>>
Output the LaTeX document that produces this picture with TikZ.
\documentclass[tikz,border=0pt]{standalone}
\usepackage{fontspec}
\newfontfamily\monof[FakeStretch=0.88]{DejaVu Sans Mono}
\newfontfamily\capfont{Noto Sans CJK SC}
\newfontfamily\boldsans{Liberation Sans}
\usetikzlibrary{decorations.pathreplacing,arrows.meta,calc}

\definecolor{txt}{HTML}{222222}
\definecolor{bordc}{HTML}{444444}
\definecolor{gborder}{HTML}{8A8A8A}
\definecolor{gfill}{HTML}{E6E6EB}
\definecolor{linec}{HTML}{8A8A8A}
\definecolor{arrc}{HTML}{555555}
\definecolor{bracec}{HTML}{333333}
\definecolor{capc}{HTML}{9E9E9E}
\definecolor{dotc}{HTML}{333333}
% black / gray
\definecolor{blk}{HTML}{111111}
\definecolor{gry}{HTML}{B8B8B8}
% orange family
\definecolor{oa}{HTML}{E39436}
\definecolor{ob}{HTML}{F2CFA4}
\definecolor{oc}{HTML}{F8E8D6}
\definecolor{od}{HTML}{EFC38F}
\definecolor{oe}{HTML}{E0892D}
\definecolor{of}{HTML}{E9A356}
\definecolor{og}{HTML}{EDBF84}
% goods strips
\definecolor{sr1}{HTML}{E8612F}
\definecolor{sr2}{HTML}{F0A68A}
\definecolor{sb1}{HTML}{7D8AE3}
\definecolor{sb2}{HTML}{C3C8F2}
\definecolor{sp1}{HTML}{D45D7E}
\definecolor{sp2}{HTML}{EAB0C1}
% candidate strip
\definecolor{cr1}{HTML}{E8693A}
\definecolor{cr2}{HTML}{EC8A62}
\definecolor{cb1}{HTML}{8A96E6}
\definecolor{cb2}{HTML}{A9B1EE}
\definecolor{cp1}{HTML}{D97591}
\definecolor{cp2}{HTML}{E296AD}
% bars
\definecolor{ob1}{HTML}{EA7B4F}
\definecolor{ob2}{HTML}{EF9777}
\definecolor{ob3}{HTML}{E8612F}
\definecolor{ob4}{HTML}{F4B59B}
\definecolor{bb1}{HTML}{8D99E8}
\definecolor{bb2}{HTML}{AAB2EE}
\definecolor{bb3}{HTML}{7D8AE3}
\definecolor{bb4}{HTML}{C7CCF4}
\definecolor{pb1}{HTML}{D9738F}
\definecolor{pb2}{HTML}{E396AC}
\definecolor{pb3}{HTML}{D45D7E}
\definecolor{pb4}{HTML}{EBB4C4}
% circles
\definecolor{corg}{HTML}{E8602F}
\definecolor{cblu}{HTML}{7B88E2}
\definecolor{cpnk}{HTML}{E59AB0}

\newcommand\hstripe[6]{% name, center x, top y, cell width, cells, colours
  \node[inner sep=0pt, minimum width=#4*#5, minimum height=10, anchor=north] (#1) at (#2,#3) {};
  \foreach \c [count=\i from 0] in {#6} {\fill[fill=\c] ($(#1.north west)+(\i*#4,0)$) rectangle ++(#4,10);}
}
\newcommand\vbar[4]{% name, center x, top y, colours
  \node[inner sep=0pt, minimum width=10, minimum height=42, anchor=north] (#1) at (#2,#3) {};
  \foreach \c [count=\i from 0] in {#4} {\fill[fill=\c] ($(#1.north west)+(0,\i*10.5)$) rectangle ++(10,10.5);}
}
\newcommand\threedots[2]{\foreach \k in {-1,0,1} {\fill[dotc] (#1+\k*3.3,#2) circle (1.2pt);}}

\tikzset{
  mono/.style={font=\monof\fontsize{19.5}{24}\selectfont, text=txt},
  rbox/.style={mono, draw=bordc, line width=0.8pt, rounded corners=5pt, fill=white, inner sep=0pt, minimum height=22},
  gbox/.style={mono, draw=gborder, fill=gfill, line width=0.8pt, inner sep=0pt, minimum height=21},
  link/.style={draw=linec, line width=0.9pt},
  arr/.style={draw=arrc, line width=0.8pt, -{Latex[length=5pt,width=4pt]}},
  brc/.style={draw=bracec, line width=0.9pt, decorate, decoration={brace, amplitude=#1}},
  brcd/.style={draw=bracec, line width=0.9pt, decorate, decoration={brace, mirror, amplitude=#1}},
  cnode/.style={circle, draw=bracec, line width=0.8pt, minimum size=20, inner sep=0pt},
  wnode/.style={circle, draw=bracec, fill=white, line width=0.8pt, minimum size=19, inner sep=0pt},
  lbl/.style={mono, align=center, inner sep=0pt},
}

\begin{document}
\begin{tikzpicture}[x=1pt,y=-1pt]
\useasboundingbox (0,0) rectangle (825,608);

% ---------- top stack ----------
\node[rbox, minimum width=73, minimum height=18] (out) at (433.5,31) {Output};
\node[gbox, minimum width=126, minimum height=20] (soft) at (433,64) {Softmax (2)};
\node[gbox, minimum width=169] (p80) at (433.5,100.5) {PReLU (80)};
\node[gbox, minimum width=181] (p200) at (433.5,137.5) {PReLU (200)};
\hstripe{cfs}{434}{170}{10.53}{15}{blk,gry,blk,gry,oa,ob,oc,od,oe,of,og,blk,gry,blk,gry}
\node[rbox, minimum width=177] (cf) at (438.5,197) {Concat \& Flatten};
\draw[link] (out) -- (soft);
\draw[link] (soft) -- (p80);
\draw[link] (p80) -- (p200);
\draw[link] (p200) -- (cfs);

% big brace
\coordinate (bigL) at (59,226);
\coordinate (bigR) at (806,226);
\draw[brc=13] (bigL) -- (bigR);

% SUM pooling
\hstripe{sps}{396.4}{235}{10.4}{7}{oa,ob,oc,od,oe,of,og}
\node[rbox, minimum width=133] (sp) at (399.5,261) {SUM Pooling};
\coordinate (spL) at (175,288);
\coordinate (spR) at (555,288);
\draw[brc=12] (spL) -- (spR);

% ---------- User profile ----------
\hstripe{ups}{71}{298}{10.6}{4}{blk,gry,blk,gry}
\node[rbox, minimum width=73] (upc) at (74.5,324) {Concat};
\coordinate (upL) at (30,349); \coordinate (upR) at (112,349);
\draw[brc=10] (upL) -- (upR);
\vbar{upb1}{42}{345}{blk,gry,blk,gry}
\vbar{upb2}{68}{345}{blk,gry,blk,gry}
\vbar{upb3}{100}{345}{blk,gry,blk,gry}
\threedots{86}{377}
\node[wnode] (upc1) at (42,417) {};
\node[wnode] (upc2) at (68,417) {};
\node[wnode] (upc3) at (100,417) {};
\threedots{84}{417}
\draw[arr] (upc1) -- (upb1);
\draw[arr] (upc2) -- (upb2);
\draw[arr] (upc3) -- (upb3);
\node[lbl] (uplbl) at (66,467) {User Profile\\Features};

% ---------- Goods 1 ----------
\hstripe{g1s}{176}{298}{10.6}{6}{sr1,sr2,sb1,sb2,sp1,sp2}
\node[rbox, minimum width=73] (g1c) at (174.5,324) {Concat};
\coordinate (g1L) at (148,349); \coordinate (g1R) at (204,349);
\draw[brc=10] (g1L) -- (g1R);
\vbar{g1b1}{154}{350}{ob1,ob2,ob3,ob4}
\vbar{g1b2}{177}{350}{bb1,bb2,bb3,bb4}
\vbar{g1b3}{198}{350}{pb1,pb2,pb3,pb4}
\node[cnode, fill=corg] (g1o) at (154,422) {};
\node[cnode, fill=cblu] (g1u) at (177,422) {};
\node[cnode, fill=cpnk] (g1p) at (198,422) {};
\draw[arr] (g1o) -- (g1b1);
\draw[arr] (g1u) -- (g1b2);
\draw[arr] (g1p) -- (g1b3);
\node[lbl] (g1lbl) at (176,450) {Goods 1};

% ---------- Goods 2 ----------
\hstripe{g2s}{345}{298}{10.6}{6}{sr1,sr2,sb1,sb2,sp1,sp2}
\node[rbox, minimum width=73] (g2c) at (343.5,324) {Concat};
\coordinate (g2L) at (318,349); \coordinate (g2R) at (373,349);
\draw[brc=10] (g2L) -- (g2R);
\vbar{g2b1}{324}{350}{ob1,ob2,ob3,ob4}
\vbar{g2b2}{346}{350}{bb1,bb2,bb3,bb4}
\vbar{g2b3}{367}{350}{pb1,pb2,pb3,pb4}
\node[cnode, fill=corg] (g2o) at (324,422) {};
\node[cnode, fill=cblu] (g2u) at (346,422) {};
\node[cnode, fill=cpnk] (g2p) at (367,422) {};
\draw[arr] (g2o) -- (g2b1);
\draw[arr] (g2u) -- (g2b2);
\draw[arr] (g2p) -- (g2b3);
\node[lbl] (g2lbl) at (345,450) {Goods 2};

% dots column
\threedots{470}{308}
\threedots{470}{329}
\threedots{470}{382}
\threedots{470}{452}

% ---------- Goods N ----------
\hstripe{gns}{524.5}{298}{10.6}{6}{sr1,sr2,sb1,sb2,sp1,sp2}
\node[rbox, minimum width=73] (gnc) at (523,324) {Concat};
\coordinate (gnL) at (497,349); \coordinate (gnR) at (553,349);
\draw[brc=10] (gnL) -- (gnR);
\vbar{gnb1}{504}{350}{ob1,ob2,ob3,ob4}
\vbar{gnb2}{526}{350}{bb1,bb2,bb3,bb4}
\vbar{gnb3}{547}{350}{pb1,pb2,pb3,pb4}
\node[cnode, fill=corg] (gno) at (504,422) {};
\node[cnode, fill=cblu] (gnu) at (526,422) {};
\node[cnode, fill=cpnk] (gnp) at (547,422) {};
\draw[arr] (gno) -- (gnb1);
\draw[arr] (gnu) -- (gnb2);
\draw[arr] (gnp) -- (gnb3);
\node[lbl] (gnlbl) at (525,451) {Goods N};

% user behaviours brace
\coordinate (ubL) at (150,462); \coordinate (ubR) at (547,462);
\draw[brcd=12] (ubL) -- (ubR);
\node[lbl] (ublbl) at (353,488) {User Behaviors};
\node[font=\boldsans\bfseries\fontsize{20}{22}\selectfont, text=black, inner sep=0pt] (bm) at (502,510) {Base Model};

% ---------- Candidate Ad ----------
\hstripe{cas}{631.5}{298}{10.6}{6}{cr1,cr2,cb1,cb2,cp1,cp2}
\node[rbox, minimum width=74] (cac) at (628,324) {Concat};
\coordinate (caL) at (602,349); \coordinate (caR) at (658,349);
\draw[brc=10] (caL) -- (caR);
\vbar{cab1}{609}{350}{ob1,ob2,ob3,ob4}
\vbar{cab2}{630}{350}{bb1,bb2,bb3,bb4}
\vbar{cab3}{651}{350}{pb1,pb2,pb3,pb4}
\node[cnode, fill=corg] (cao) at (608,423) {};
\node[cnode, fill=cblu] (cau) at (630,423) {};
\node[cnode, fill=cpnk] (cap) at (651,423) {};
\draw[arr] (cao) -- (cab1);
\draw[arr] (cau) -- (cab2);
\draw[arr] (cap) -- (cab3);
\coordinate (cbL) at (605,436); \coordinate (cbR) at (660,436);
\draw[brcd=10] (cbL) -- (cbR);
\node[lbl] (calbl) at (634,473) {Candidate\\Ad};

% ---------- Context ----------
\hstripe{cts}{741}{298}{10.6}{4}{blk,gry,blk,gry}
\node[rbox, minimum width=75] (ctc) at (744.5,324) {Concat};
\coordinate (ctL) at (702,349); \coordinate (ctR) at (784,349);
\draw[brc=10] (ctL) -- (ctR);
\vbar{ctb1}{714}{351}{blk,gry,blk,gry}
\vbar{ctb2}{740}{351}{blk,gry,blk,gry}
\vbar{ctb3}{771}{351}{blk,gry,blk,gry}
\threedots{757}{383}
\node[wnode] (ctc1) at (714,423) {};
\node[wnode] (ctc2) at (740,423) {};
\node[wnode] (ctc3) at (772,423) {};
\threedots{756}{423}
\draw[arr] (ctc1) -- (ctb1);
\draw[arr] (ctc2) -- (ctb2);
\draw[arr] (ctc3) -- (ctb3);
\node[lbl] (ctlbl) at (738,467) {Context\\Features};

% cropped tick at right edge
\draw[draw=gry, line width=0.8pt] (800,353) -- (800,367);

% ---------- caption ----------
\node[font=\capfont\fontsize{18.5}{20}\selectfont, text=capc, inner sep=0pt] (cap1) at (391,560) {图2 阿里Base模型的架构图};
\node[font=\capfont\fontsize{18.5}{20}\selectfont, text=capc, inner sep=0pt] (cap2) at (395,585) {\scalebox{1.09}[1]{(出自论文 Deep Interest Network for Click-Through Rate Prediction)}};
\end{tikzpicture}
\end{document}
<<
Description of the task. In the listing, find all lines with the string "Output" and copy them.

Finished answer.
Output the LaTeX document that produces this picture with TikZ.
\node[rbox, minimum width=73, minimum height=18] (out) at (433.5,31) {Output};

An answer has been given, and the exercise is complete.